**Data records**:
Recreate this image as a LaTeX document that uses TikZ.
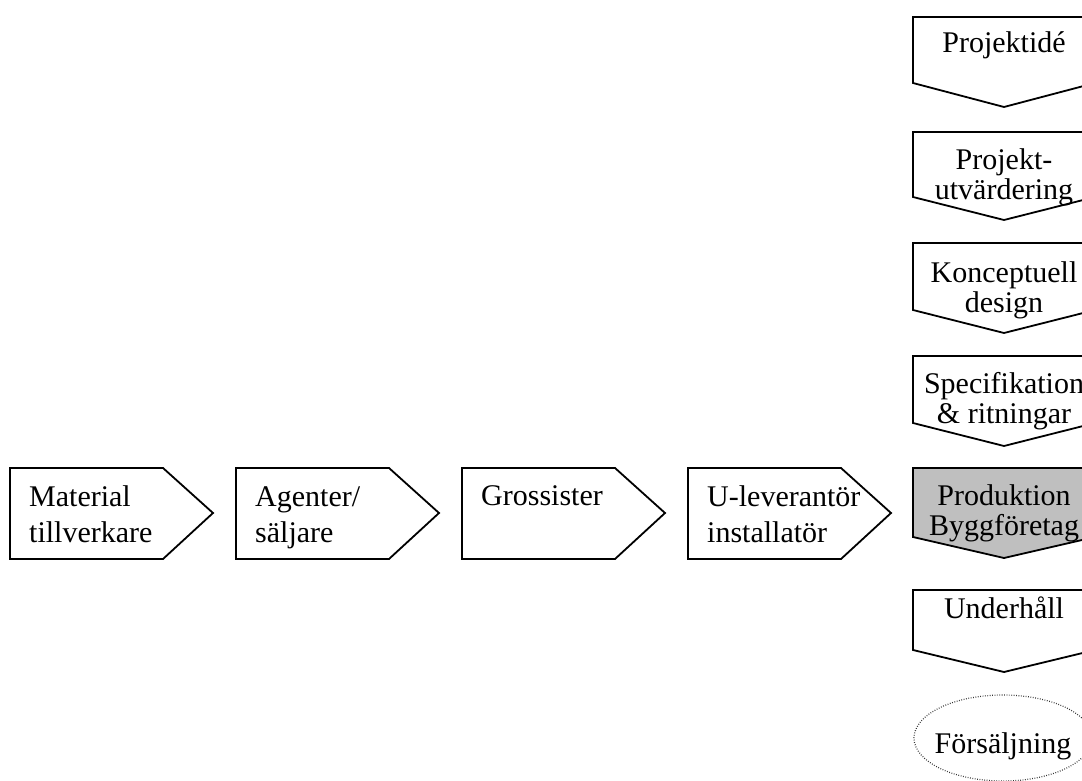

--

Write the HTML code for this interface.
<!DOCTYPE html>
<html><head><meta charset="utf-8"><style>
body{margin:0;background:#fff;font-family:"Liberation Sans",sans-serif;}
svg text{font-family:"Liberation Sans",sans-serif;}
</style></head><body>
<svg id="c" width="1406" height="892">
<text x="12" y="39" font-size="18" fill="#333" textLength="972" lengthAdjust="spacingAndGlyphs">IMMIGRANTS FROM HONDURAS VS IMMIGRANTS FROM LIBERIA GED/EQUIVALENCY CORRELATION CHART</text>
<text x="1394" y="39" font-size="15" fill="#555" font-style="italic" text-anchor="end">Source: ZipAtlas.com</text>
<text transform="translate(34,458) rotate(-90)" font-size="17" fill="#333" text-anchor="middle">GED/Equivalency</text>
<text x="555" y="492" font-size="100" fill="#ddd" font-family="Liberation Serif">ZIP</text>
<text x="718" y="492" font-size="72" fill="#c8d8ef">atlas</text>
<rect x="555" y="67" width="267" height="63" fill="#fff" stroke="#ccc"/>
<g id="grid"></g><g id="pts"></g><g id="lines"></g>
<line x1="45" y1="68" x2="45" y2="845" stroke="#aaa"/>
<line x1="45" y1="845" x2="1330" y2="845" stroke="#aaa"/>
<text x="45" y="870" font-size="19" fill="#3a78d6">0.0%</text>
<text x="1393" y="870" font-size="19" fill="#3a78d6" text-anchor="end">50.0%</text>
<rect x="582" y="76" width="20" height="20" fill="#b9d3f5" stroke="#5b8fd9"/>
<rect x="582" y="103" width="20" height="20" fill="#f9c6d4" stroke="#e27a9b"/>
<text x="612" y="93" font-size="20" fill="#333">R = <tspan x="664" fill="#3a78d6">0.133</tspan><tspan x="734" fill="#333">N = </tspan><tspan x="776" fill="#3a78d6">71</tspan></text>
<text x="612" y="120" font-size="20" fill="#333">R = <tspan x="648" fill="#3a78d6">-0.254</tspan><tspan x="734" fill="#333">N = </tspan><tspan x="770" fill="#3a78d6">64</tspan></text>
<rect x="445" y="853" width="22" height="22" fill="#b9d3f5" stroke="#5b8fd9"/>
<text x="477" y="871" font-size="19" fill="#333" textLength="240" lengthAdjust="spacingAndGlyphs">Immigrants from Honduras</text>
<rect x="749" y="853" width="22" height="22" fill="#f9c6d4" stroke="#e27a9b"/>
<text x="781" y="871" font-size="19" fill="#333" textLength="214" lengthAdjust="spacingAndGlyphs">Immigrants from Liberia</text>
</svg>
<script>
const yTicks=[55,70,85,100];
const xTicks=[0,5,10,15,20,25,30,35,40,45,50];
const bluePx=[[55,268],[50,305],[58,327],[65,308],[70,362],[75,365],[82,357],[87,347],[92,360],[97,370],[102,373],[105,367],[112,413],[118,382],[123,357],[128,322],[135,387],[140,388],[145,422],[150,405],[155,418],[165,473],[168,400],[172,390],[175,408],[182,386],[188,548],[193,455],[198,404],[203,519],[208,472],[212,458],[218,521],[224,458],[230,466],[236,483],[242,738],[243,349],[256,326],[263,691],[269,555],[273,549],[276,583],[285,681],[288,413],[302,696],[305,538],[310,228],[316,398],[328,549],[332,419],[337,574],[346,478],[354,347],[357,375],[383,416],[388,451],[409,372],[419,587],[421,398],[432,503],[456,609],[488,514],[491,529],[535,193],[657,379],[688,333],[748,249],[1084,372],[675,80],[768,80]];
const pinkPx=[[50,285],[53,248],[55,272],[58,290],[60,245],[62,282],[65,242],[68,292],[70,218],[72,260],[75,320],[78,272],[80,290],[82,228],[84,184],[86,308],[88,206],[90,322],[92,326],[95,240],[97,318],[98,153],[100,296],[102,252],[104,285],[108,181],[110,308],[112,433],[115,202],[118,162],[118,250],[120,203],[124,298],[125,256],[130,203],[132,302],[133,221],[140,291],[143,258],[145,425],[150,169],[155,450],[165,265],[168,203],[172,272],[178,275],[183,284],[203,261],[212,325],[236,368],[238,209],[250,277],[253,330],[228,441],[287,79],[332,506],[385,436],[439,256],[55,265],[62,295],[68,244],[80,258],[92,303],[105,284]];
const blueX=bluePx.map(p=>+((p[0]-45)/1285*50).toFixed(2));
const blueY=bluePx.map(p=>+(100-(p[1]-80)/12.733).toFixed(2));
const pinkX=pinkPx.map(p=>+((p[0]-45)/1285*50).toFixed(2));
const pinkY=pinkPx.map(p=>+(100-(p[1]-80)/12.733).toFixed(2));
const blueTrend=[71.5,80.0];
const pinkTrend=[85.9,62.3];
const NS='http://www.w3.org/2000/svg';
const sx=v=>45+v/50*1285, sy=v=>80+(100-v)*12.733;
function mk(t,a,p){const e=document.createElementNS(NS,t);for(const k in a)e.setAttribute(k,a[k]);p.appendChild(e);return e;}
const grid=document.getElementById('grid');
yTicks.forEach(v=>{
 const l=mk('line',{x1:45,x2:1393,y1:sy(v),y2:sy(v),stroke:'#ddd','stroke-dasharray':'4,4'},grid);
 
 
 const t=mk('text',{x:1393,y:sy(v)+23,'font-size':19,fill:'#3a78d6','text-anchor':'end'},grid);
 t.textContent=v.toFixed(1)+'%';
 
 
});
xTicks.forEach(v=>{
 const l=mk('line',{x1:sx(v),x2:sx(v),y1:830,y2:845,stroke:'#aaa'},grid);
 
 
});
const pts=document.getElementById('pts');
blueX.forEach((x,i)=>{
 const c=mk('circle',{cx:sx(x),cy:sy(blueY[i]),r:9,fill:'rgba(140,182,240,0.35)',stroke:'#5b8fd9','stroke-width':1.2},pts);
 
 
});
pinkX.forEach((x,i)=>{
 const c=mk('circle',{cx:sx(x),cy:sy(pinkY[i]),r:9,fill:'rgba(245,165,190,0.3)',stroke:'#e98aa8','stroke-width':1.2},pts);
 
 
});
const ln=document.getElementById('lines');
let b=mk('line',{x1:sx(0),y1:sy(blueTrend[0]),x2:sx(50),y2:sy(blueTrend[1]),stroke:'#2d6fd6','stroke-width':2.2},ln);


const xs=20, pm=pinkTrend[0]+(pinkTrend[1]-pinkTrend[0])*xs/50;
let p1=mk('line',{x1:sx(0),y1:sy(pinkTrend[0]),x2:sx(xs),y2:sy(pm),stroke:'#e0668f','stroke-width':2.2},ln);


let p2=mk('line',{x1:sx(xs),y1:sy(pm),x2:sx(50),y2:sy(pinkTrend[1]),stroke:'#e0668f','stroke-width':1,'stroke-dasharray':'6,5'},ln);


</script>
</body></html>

...

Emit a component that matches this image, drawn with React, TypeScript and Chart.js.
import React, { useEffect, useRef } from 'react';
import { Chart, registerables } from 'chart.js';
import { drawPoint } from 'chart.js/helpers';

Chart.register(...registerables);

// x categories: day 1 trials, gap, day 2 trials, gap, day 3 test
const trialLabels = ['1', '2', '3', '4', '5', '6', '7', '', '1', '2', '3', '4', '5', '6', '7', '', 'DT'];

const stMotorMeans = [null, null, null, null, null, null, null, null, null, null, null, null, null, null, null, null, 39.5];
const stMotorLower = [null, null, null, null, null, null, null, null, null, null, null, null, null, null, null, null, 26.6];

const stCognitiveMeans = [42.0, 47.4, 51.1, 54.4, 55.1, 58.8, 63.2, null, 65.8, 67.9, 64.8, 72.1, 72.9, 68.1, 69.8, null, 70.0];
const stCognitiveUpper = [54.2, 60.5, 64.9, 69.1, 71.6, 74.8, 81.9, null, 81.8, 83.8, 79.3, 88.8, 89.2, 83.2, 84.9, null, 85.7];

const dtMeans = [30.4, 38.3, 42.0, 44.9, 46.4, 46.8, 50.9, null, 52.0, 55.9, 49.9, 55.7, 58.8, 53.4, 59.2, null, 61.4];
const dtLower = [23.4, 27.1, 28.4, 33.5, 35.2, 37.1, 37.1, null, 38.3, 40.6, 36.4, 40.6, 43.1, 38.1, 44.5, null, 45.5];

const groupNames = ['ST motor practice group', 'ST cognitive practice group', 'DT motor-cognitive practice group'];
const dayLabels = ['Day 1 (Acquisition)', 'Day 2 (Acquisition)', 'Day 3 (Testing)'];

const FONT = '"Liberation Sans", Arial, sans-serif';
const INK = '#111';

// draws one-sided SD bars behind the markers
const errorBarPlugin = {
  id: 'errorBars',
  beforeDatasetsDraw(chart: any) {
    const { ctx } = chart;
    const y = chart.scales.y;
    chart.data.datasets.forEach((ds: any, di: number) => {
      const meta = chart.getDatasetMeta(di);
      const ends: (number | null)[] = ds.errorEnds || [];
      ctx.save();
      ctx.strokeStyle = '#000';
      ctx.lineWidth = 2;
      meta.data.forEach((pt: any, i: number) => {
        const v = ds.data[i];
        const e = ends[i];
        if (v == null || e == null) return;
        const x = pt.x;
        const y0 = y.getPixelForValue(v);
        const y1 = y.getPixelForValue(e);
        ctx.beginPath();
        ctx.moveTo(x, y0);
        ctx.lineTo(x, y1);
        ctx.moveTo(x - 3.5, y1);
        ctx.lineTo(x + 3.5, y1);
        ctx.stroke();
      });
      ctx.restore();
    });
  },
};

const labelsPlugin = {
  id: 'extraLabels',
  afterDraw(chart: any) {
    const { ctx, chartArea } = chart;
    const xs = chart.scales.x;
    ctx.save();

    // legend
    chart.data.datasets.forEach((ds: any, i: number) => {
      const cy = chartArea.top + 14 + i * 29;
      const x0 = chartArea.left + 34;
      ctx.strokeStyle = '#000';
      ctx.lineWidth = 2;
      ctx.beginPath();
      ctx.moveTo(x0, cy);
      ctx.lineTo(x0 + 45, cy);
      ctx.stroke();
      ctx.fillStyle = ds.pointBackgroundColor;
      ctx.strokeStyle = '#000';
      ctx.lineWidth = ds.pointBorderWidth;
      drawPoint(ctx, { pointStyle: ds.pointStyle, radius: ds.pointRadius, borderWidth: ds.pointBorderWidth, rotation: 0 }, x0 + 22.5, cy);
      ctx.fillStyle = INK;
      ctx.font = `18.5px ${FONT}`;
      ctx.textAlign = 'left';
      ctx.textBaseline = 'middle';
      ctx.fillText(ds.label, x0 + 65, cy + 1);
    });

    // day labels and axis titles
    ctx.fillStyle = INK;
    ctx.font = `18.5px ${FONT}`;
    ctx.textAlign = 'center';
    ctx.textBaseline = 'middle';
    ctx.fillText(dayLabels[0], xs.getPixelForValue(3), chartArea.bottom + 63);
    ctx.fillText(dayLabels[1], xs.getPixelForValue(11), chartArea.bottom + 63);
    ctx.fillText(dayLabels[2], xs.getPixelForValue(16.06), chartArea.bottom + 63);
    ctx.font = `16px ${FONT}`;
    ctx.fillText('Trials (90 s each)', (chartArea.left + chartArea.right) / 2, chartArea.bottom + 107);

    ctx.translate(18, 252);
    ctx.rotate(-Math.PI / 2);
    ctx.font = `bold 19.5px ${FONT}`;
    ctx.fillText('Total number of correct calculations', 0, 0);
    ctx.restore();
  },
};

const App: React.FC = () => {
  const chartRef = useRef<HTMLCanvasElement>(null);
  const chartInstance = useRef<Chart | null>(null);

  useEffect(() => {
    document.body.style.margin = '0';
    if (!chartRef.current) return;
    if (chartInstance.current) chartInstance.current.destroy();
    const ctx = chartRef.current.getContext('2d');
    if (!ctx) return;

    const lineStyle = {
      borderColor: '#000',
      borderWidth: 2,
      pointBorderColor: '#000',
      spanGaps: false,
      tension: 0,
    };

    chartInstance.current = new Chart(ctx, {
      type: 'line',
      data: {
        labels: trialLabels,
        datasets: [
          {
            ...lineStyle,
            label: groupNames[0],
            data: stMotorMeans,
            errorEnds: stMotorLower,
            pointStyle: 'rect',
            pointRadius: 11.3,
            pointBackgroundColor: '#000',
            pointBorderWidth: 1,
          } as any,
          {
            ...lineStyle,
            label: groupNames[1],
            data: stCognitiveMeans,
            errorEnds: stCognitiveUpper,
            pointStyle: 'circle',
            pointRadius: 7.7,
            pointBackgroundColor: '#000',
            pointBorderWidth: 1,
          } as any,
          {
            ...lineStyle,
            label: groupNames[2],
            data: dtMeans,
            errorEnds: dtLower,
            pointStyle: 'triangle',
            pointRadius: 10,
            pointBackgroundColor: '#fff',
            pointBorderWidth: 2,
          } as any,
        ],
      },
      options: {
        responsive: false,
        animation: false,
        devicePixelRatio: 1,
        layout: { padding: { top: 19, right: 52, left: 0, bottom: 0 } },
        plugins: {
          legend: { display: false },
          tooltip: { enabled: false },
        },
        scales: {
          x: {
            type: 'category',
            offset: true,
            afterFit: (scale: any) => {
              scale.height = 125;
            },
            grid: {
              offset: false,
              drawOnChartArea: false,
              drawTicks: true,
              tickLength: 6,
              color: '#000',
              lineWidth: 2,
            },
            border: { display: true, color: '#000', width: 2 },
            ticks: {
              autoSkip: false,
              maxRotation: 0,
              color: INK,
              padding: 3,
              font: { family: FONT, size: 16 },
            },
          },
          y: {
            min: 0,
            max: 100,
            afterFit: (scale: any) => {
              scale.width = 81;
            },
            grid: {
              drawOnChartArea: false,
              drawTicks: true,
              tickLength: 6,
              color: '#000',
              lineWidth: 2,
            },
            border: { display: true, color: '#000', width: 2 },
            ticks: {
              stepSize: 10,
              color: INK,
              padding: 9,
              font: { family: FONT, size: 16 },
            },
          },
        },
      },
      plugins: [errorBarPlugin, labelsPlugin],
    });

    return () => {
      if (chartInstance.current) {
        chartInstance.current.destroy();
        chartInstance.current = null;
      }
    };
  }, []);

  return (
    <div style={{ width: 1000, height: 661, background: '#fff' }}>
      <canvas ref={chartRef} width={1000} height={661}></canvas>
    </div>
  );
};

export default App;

**Exercise brief**:
Track down every line with the word "this" and copy it.

**Full answer**:
Recreate this image as a LaTeX document that uses TikZ.
Write the HTML code for this interface.
Emit a component that matches this image, drawn with React, TypeScript and Chart.js.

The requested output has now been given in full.